There were nearly a hundred witnesses called in the case, but one in particular seemed to catch Harris in a lie. Juanita Edwards was an accidental witness to a telephone call Harris made to Tarnower the day he was killed.  A patient of the famous diet doctor, Edwards remembered overhearing parts of a heated exchange on a phone that had been left off the hook in an examining room.  The faint voices, she said were clearly angry.  She remembered references to lying and cheating and Tarnower demanding hours before his death "Goddamn it Jean, I want you to stop bothering me!" Harris said the phone call was to apologize for a letter she'd mailed to him and claimed the conversation ended with an invitation for her to come spend the weekend in Westchester that coming spring.  So, something didn't fit.

Yes, Jean Harris claimed she still loved the diet doctor, and continued to harbor memories of his affections for her.   In his closing argument defense lawyer Joel Aurnou quoted poetry of love lost and insisted convicting his client of murder would be a final insult to the victim.  "Don't say he died of as a result of homicidal rage, of some sordid affair," he pleaded.  "Restore the dignity of Dr. Tarnower, who died trying to save Jean Harris."

Aurnou's own attempt to save Harris would ultimately fail because the jury didn't buy it.  Perhaps they remembered too well the closing argument of prosecutor George Bolen.  "Try pulling the trigger," he suggested.  "It has 14 pounds of pull.  Just see how difficult it would be to pull double-action, four times by accident."  It was too difficult apparently.

The jury deliberated eight days before marching into the courtroom in White Plains, New York chilling the defense table by staring straight ahead, refusing to look the correctly dressed defendant in the eyes.  There were tears among the defense team and Jean Harris spoke softly to her attorney before being led away. "Joel," she said I can't sit in jail."
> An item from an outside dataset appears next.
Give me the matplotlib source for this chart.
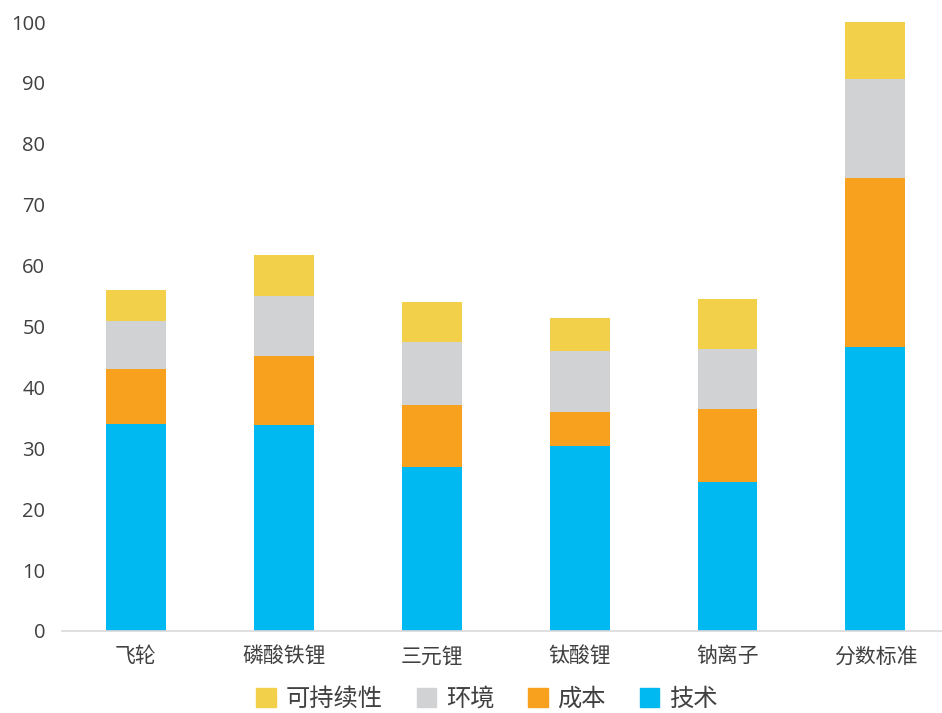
import numpy as np
import matplotlib.pyplot as plt
from matplotlib.patches import Patch

plt.rcParams['font.family'] = ['Open Sans', 'Noto Sans CJK SC', 'DejaVu Sans']

categories = ['飞轮', '磷酸铁锂', '三元锂', '钛酸锂', '钠离子', '分数标准']
tech = [34.0, 33.8, 26.9, 30.4, 24.5, 46.6]
cost = [9.0, 11.4, 10.2, 5.6, 12.0, 27.8]
env = [7.9, 9.8, 10.4, 10.0, 9.8, 16.2]
sustain = [5.1, 6.7, 6.5, 5.4, 8.2, 9.4]

series = [('技术', tech, '#00B9F1'),
          ('成本', cost, '#F7A11E'),
          ('环境', env, '#D1D2D4'),
          ('可持续性', sustain, '#F2D04A')]

fig = plt.figure(figsize=(9.42, 7.13), dpi=100)
ax = fig.add_axes([62 / 942, 1 - 631 / 713, 880 / 942, 609 / 713])

x = np.arange(len(categories))
bottom = np.zeros(len(categories))
for name, vals, col in series:
    ax.bar(x, vals, 0.405, bottom=bottom, color=col, label=name)
    bottom += np.array(vals)

ax.set_xlim(-0.5, 5.45)
ax.set_ylim(0, 100)
ax.set_yticks(range(0, 101, 10))
ax.set_xticks(x)
ax.set_xticklabels(categories)
ax.tick_params(axis='both', length=0, colors='#404040')
ax.tick_params(axis='x', pad=11, labelsize=15)
ax.tick_params(axis='y', pad=12, labelsize=14.5)

for s in ['top', 'right', 'left']:
    ax.spines[s].set_visible(False)
ax.spines['bottom'].set_color('#D9D9D9')
ax.spines['bottom'].set_linewidth(1.2)

handles = [Patch(color=col, label=name) for name, vals, col in reversed(series)]
fig.legend(handles=handles, loc='center', bbox_to_anchor=(487 / 942, 1 - 700 / 713),
           ncol=4, frameon=False, fontsize=17.5, handlelength=0.8, handleheight=0.8,
           handletextpad=0.4, columnspacing=1.4, labelcolor='#404040')

fig.savefig('out.png', dpi=100)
In the twelve years she spent in the New York State Prison system, Jean Harris wrote three books filed multiple appeals and survived two heart attacks. She spent most of that time at the Bedford Hills Correctional Facility, which is only a short drive from the scene of the crime. She was the quintessential model prisoner, working with the infant children of her fellow inmates and continued to gather supporters long after the publicity of the trial died away. She was freed after Governor Mario Cuomo commuted her sentence down to 15 years to life (from 25 to life) so she could become eligible for parole three years early. Several clemency requests had been rejected, but the Governor finally relented after receiving a petition with thousands of signatures in a campaign lead by her two sons. There was increasing concern about her failing health.  The day she resumed life as a free woman, she was recovering from coronary by-pass surgery.

For the woman known back at the Madeira School for girls as "Integrity Jean," it seemed fitting but still, somehow incomplete.  She had testified years before that no one really knew her.  "In Westchester," she said I was a woman in a pretty dress going to dinner with Dr. Tarnower.  In Washington, I was a woman in a pretty dress who was a headmistress.  I was not sure who I was."  She thought some more and added, "I was a person sitting in an empty chair."